Tandis que la Comédie Française propose actuellement une nouvelle version de Macbeth sur les planches, se demander pourquoi Shakespeare est intemporel et parle aussi en creux d’aujourd’hui.
Du Shakespeare à la Comédie Française. C’est en ce moment. Et c’est Macbeth. Vous savez, Macbeth, qui raconte qu’après avoir écouté la prophétie des Nornes selon laquelle son mari deviendra roi, Lady Macbeth persuade son époux de tuer le roi d’Écosse Duncan afin d’accéder au trône. Malgré le doute et la peur, Macbeth tue son souverain et devient le nouveau roi d’Écosse. Son crime accompli, il vivra une vie d’anxiété et de peur.
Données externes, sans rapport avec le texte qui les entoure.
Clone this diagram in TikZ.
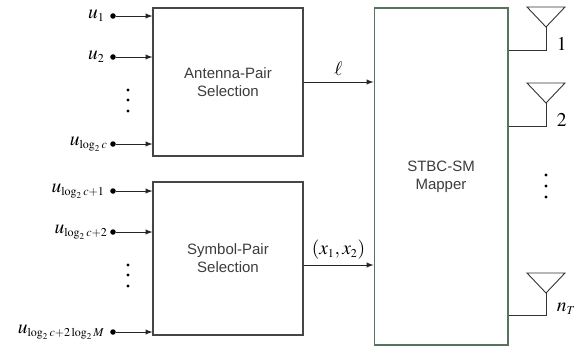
\documentclass[tikz,border=0pt]{standalone}
\usepackage{mathptmx}
\usepackage[no-math]{fontspec}
\setmainfont{Liberation Serif}
\setsansfont{Liberation Sans}
\DeclareMathSizes{13}{13}{8}{6}
\usepackage{tikz}
\usetikzlibrary{arrows.meta, positioning, calc}
\definecolor{boxgray}{RGB}{70,70,70}
\definecolor{mapgreen}{RGB}{85,115,95}
\definecolor{textgray}{RGB}{60,60,60}

\begin{document}
\begin{tikzpicture}[x=0.667pt, y=-0.667pt,
    arrow/.style={-latex, draw=black!85, line width=0.6pt},
    block/.style={draw=boxgray, line width=0.75pt, align=center, font=\sffamily, text=textgray, inner sep=0pt},
    in_dot/.style={circle, fill=black, inner sep=1.3pt},
    ell_dot/.style={circle, fill=black, inner sep=0.8pt},
    sig/.style={font=\fontsize{13}{15}\selectfont},
    ant/.style={draw=black!80, line width=0.6pt}
]
    \useasboundingbox (0,0) rectangle (576,347);

    % Selection blocks
    \node[block, minimum width=100pt, minimum height=98.7pt] (aps) at (228,82) {Antenna-Pair\\Selection};
    \node[block, minimum width=100pt, minimum height=102pt] (sps) at (228,258.5) {Symbol-Pair\\Selection};

    % Mapper block
    \node[block, draw=mapgreen, minimum width=89.3pt, minimum height=224.8pt] (map) at (441,176.5) {STBC-SM\\Mapper};

    % Input bits of the antenna-pair selection
    \node[in_dot] (u1) at (113,16) {};
    \node[in_dot] (u2) at (113,57) {};
    \node[in_dot] (ua) at (113,144) {};
    \node[sig, left=0pt of u1] (u1_lbl) {$u_1$};
    \node[sig, left=0pt of u2] (u2_lbl) {$u_2$};
    \node[sig, left=-2pt of ua] (ua_lbl) {$u_{\log_2 c}$};
    \foreach \y [count=\i] in {90,100,111}
        \node[ell_dot] (dots_a\i) at (128,\y) {};

    % Input bits of the symbol-pair selection
    \node[in_dot] (ub1) at (113,191) {};
    \node[in_dot] (ub2) at (113,232) {};
    \node[in_dot] (ubn) at (113,332) {};
    \node[sig, left=0pt of ub1] (ub1_lbl) {$u_{\log_2 c+1}$};
    \node[sig, left=-2pt of ub2] (ub2_lbl) {$u_{\log_2 c+2}$};
    \node[sig, left=0pt of ubn] (ubn_lbl) {$u_{\log_2 c+2\log_2 M}$};
    \foreach \y [count=\i] in {265,275,286}
        \node[ell_dot] (dots_b\i) at (128,\y) {};

    % Inputs to the blocks
    \foreach \src/\dst in {u1/aps, u2/aps, ua/aps, ub1/sps, ub2/sps, ubn/sps}
        \draw[arrow] (\src) -- (\src -| \dst.west);

    % Block outputs to the mapper
    \coordinate (ell_out) at (aps.east |- 0,82);
    \coordinate (x_out) at (sps.east |- 0,265);
    \draw[arrow] (ell_out) -- (ell_out -| map.west) node[sig, midway, above=1pt] {$\ell$};
    \draw[arrow] (x_out) -- (x_out -| map.west) node[sig, midway, above=0pt] {$(x_1,x_2)$};

    % Transmit antennas
    \foreach \top/\foot/\lbl/\name in {7/50/1/ant1, 83/126/2/ant2, 273/315/n_T/antn} {
        \coordinate (\name) at (546,\top+20);
        \coordinate (\name_foot) at (546,\foot);
        \draw[ant] (546,\top+20) -- (527,\top) -- (565,\top) -- cycle;
        \draw[ant] (map.east |- \name_foot) -- (\name_foot) -- (\name);
        \node[sig, anchor=west, inner sep=1pt] (\name_lbl) at ([xshift=6pt]\name_foot |- 0,\foot-6) {$\lbl$};
    }
    \foreach \y [count=\i] in {175,186,197}
        \node[ell_dot] (dots_ant\i) at (546,\y) {};

\end{tikzpicture}
\end{document}
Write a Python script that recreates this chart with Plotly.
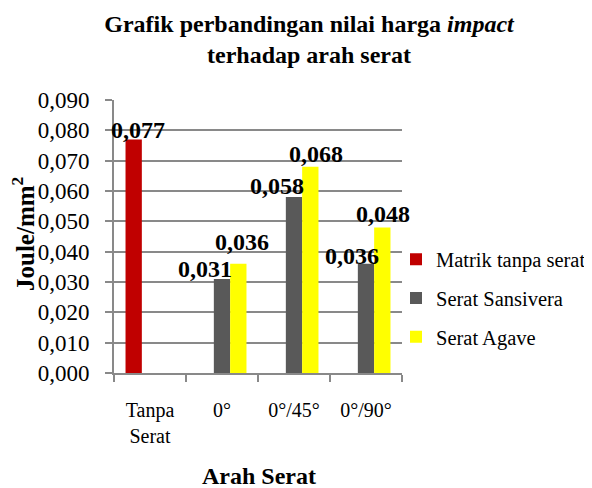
import plotly.graph_objects as go

# ---- data ----
categories = ["Tanpa<br>Serat", "0°", "0°/45°", "0°/90°"]
series_names = ["Matrik tanpa serat", "Serat Sansivera", "Serat Agave"]
matrik = [0.077, None, None, None]
sansivera = [None, 0.031, 0.058, 0.036]
agave = [None, 0.036, 0.068, 0.048]
label_texts_matrik = ["0,077", None, None, None]
label_texts_sansivera = [None, "0,031", "0,058", "0,036"]
label_texts_agave = [None, "0,036", "0,068", "0,048"]

# ---- style ----
OFF = 8  # page body margin offset
W, H = 592 - OFF, 488 - OFF
ML, MT = 114 - OFF, 100 - OFF
MR, MB = W - (402 - OFF), H - (373 - OFF)
BARGAP = 0.32
colors = ["#C00000", "#595959", "#FFFF00"]
FONT = "Liberation Serif"
GRID = "#898989"
# per-point label nudges (pixels) for each series
lab_dx = [[4, 0, 0, 0], [0, -17, -17, -14], [0, 4, 6, 1]]
lab_dy = [[-6, 0, 0, 0], [0, -5, -4, -7], [0, 7, -2, -2]]

series = [matrik, sansivera, agave]
labels = [label_texts_matrik, label_texts_sansivera, label_texts_agave]

fig = go.Figure()
for name, vals, col in zip(series_names, series, colors):
    fig.add_trace(go.Bar(
        x=categories, y=vals, name=name, marker_color=col,
        marker_line_width=0, legendgroup=name,
    ))

plot_w = W - ML - MR
plot_h = H - MT - MB
cat_w = plot_w / len(categories)
bar_w = cat_w * (1 - BARGAP) / len(series)


def py(page_y):
    return (H - MB - (page_y - OFF)) / plot_h


def pxx(page_x):
    return ((page_x - OFF) - ML) / plot_w


annotations = []
for si, (vals, labs) in enumerate(zip(series, labels)):
    for ci, (v, t) in enumerate(zip(vals, labs)):
        if v is None:
            continue
        annotations.append(dict(
            x=categories[ci], y=v, xref="x", yref="y", text="<b>%s</b>" % t,
            showarrow=False, xanchor="center", yanchor="bottom",
            xshift=(si - 1) * bar_w + lab_dx[si][ci], yshift=lab_dy[si][ci],
            font=dict(family=FONT, size=24, color="black"),
        ))

annotations.append(dict(
    text="<b>Joule/mm<sup>2</sup></b>", textangle=-90, showarrow=False,
    xref="paper", yref="paper", x=pxx(23), y=py(234),
    xanchor="center", yanchor="middle",
    font=dict(family=FONT, size=25, color="black"),
))
annotations.append(dict(
    text="<b>Arah Serat</b>", showarrow=False,
    xref="paper", yref="paper", x=pxx(259), y=py(476),
    xanchor="center", yanchor="middle",
    font=dict(family=FONT, size=24, color="black"),
))

fig.update_layout(
    width=W, height=H,
    margin=dict(l=ML, r=MR, t=MT, b=MB, pad=0, autoexpand=False),
    paper_bgcolor="white", plot_bgcolor="white",
    barmode="group", bargap=BARGAP, bargroupgap=0,
    separators=", ",
    font=dict(family=FONT, color="black"),
    title=dict(
        text="<b>Grafik perbandingan nilai harga <i>impact</i><br>terhadap arah serat</b>",
        x=(309 - OFF) / W, xanchor="center", xref="container",
        y=1 - 24 / H, yanchor="top", yref="container",
        font=dict(family=FONT, size=24, color="black"),
    ),
    legend=dict(
        x=pxx(396), y=py(298), xanchor="left", yanchor="middle",
        font=dict(family=FONT, size=20.5, color="black"),
        traceorder="grouped", tracegroupgap=9,
        bgcolor="rgba(0,0,0,0)",
    ),
    annotations=annotations,
)
fig.update_xaxes(
    type="category", range=[-0.5, len(categories) - 0.5], autorange=False,
    showgrid=False, showline=True, linecolor=GRID, linewidth=2,
    ticks="outside", tickson="boundaries", ticklen=7, tickcolor=GRID, tickwidth=2,
    tickangle=0, automargin=False,
    tickfont=dict(family=FONT, size=20, color="black"), ticklabelstandoff=18,
)
fig.update_yaxes(
    range=[0, 0.09], autorange=False, dtick=0.01, tick0=0, tickformat=".3f",
    showgrid=True, gridcolor=GRID, gridwidth=2,
    showline=True, linecolor=GRID, linewidth=2, automargin=False,
    ticks="outside", ticklen=7, tickcolor=GRID, tickwidth=2,
    tickfont=dict(family=FONT, size=23, color="black"), ticklabelstandoff=11,
    zeroline=False,
)

fig.write_html("out.html")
Voilà pour le Pitch. Mais Macbeth, c’est aussi une réflexion profonde sur le pouvoir, sur la loyauté, sur l’ambition dévorante, la pulsion de mort, mais aussi sur le fait de s’habituer à un destin. Comme si le fait de répéter une chose, conduisait à son entrée dans le domaine de l’acceptable. Comme si l’on finissait par admettre l’interdit formulé. Ici, chez Macbeth : le meurtre pour le pouvoir. Ailleurs, dans la série « La fièvre », cette idée qu’une guerre civile peut naître ou même dans le film récent « Civil War » qui imagine une guerre civile aux Etats-Unis. Des résonances qui ouvrent des perspectives terribles mais aussi intéressantes. Que ce soit dans Macbeth, dans « la fièvre » ou dans « Civil War ». De quoi donner une raison d’aller à la Comédie française voir Macbeth, mais aussi de le lire ou de le relire.
1. La quête du pouvoir et ses résonances contemporaines :
“Macbeth” est une exploration intemporelle des désirs de pouvoir et des conséquences destructrices que ces aspirations peuvent engendrer. Dans une France où le paysage politique et social est de plus en plus fragmenté, la tragédie de Macbeth résonne particulièrement. Comme Macbeth, nombreux sont ceux qui se laissent tenter par la promesse du pouvoir, souvent au détriment de valeurs éthiques. Shakespeare écrit : “Je n’ai pas de joie à ce sceptre, ces mortelles breloques, tant qu’il me faut le porter avec un cœur blessé.” Ce passage illustre la vacuité du pouvoir obtenu par des moyens corrupteurs.
2. La manipulation et la trahison :
L’influence toxique de Lady Macbeth sur Macbeth reflète les dynamiques de manipulation souvent présentes dans les sphères de pouvoir. “Un peu d’eau nous lave de cette action,” dit Lady Macbeth, minimisant l’acte de régicide. Cette attitude peut être parallélisée avec les rationalisations fréquentes des actes répréhensibles dans le climat politique actuel, où la fin justifie trop souvent les moyens.
3. La question de la légitimité du pouvoir :
La France, avec ses multiples voix et revendications identitaires, peut trouver dans “Macbeth” des échos à ses propres débats sur la légitimité. Le fantôme de Banquo à la table de Macbeth est un rappel spectral que les actions illégitimes ne sont jamais vraiment sans témoins ni conséquences : “Tu ne peux pas dire que je l’ai fait : ne secoue pas tes cheveux hérissés sur moi !” Ce cri de Macbeth confronté à ses crimes peut être vu comme le reflet de sociétés confrontées à leur passé ou à leurs choix contestables.
4. La folie comme métaphore de la déroute morale et sociale :
La descente de Macbeth dans la folie est une puissante métaphore de la dégradation morale et sociale. “La vie n’est qu’une ombre errante, un pauvre acteur qui se pavane et s’agite durant son heure sur la scène et qu’on n’entend plus,” médite Macbeth, illustrant la vacuité et l’absurdité d’une existence dépourvue de principes moraux. Dans une France “archipélisée”, divisée et en quête de sens, cette réflexion gagne en pertinence.
5. La tragédie comme catharsis :
Lire ou relire “Macbeth” offre un espace pour la catharsis collective. Confronter les ténèbres, les travers humains et finalement, trouver une forme de rédemption ou de compréhension à travers l’art, permet de réfléchir à nos propres choix et à notre futur commun. Shakespeare, par sa langue et ses métaphores, invite à un dialogue entre les siècles qui peut aider à éclairer nos propres turbulences et peut-être, à trouver une voie vers une réconciliation ou une meilleure compréhension mutuelle.
En somme, “Macbeth” n’est pas seulement une œuvre du passé ; c’est un miroir tendu à notre présent, un outil pour décoder des dynamiques complexes et un rappel que les actions humaines ont toujours des répercussions profondes, tant sur les individus que sur la société dans son ensemble. Quand on vous dit que la littérature dialogue avec le monde, d’hier et d’aujourd’hui.